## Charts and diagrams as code
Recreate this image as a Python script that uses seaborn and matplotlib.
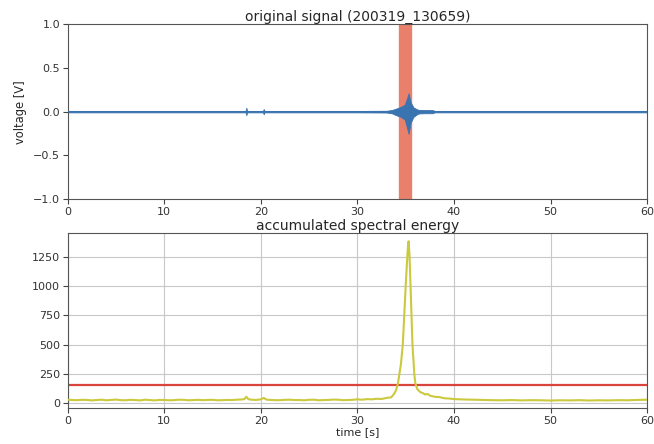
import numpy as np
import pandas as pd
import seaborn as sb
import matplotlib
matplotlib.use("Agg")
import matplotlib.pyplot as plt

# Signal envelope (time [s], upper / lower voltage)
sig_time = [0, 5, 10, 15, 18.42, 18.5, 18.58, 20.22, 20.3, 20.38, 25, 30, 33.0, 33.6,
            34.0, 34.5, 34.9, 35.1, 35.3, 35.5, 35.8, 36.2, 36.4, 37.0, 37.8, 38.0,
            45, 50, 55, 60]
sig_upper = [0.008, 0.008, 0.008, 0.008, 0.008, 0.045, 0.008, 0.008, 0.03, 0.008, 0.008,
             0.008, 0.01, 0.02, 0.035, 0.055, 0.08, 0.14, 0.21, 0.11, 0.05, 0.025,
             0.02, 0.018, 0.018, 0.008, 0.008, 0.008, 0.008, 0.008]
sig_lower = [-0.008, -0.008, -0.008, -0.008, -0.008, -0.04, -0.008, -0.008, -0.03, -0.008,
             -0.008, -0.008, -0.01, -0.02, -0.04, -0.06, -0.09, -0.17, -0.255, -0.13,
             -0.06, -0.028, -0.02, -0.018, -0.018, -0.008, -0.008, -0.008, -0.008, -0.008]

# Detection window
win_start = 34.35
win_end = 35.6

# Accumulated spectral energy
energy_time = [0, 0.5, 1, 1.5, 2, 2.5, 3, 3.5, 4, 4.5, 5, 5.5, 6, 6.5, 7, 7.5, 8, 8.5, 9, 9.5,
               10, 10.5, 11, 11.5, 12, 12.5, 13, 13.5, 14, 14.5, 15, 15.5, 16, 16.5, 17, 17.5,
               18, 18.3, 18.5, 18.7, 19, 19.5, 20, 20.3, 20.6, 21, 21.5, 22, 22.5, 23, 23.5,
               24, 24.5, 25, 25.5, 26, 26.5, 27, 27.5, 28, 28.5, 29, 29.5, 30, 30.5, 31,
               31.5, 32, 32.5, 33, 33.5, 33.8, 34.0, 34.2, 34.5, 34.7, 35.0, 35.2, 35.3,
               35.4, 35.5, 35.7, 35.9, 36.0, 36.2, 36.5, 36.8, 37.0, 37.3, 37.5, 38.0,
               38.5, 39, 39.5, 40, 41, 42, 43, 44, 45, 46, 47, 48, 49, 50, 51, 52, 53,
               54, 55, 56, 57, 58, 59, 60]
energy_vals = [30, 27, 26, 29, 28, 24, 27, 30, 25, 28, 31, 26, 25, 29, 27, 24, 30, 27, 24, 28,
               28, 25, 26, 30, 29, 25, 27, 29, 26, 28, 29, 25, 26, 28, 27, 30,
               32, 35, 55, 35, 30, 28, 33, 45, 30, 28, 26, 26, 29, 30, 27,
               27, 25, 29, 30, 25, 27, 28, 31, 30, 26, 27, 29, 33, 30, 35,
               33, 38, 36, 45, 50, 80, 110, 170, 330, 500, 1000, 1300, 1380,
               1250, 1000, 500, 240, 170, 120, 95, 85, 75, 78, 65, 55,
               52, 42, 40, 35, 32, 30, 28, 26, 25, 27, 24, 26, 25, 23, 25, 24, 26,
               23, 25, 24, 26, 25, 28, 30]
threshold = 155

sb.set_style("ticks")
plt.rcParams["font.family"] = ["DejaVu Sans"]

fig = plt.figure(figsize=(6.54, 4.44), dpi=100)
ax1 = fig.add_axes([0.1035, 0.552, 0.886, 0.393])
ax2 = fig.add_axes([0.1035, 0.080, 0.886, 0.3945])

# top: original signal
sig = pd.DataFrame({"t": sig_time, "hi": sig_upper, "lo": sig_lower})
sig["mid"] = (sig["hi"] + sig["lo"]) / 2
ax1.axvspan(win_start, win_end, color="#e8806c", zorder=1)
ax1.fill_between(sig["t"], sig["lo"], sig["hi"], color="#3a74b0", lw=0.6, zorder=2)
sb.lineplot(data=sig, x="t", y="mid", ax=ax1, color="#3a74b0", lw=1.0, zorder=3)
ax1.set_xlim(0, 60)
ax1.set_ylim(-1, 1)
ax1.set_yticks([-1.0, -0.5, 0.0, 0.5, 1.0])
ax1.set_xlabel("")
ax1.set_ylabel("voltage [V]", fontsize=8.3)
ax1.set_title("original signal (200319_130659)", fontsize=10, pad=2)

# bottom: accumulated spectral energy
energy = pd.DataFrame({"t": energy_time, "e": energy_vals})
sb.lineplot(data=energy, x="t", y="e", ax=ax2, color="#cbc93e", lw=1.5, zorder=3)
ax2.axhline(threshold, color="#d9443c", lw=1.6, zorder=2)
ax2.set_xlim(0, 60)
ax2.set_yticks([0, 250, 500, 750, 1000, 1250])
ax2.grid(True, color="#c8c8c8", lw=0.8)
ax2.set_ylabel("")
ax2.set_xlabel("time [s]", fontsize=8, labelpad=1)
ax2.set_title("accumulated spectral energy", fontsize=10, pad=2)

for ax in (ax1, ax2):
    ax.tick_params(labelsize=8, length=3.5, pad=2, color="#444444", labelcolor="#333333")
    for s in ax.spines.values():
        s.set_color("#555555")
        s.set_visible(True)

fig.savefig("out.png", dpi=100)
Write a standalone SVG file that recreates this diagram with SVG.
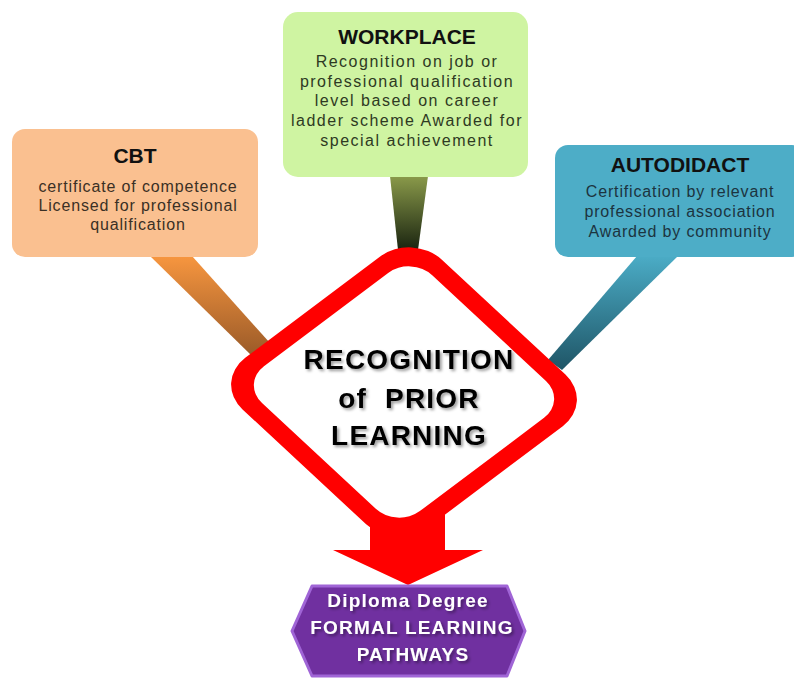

## The request
Up to and including the line containing "import matplotlib.pyplot as plt", quote each line of the entries above from the very first, please, exactly and without images.

## The result
Recreate this image as a Python script that uses seaborn and matplotlib.
import numpy as np
import pandas as pd
import seaborn as sb
import matplotlib
matplotlib.use("Agg")
import matplotlib.pyplot as plt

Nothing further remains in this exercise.